I want to thank my readers too.  It is always fun to solve a mystery.   I would never have found the identity of the coin myself - certainly not that quickly.   I heavily depend upon my readers to submit information, questions, photos, etc.  The blog is more valuable to us all when people participate.  Even a question makes it much easier for me to construct a useful post.

Before I leave that topic tecklorddoug sent in the following pictures of a similar Bar Kokhba coin along with the description.

Coin of the Second Jewish Revolt or the Bar Kokhba War, large silver coin known as a Sela, 134 –135 CE.  Left: "Simon,"  facade of Temple in Jerusalem with the Ark of the Covenant within and star above.   Center: "For the freedom of Jerusalem", lulav and etrog. Legends in paleo-Hebrew.  Over struck on a Vespasian tetradrachm with portrait still faintly visible.

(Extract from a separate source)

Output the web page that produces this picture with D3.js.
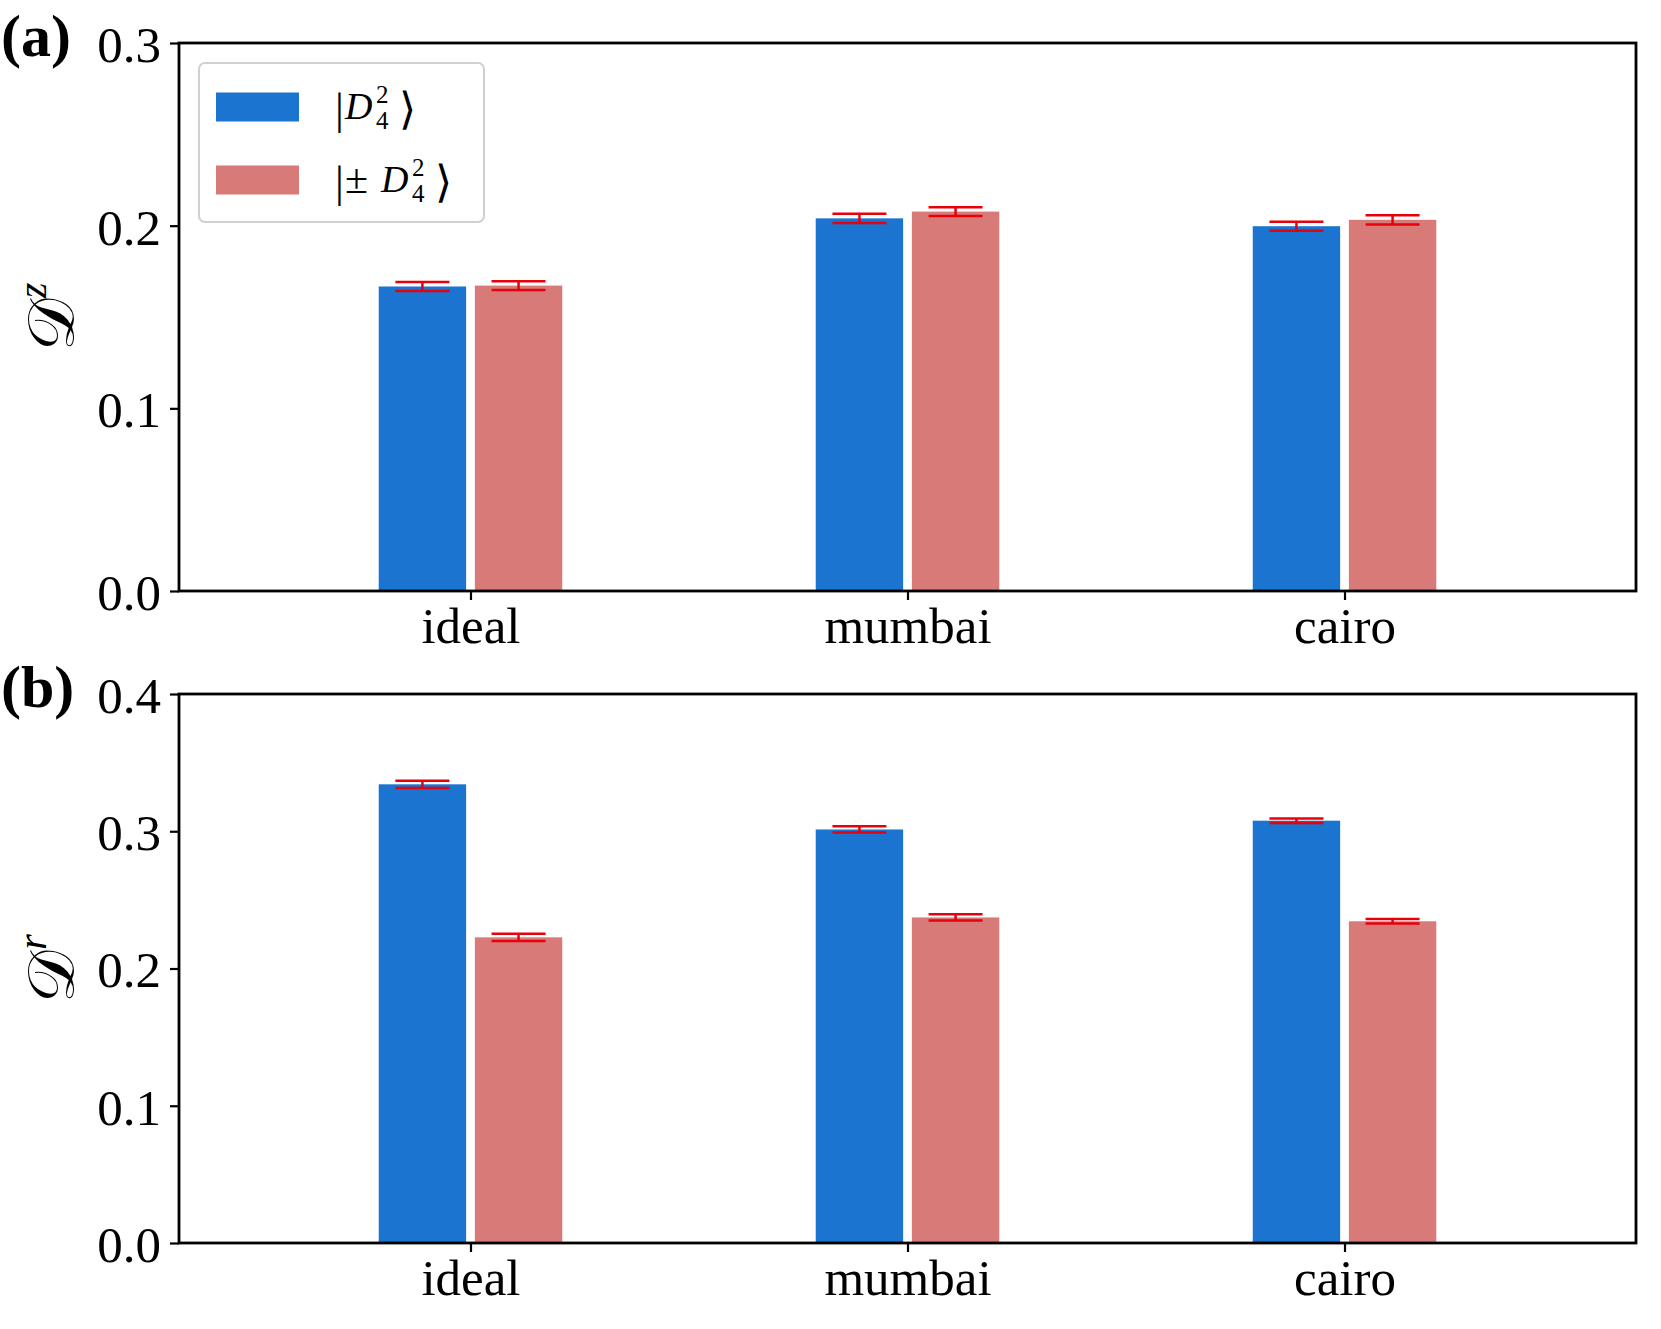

Right: composite image showing orientation of Roman Tetradrachm depicting Emperor Vespasian used as blank for the Sela.

They say the object in the center is the Ark of he Covenant instead of the Table of Shewbread, which was my thought.

For more on the Table of Shewbread, here is a link.


But what I really wanted to point out with these pictures is how the portrait of the emperor on the coin on the far right was filed down or otherwise removed and replaced with a new image, as shown on the revised coin shown in the center.  You can see some of the outline of the emperor's protrait remaining on that coin.

On the Treasure Coast the surf is 1 - 2 fee today and will be about the same the next two or three days.

The wind will be from the southeast.  And the low tide tomorrow will be later in the morning.

Tropical depression two has formed down by Yucatan.  It is that time a year to start watching for tropical activity.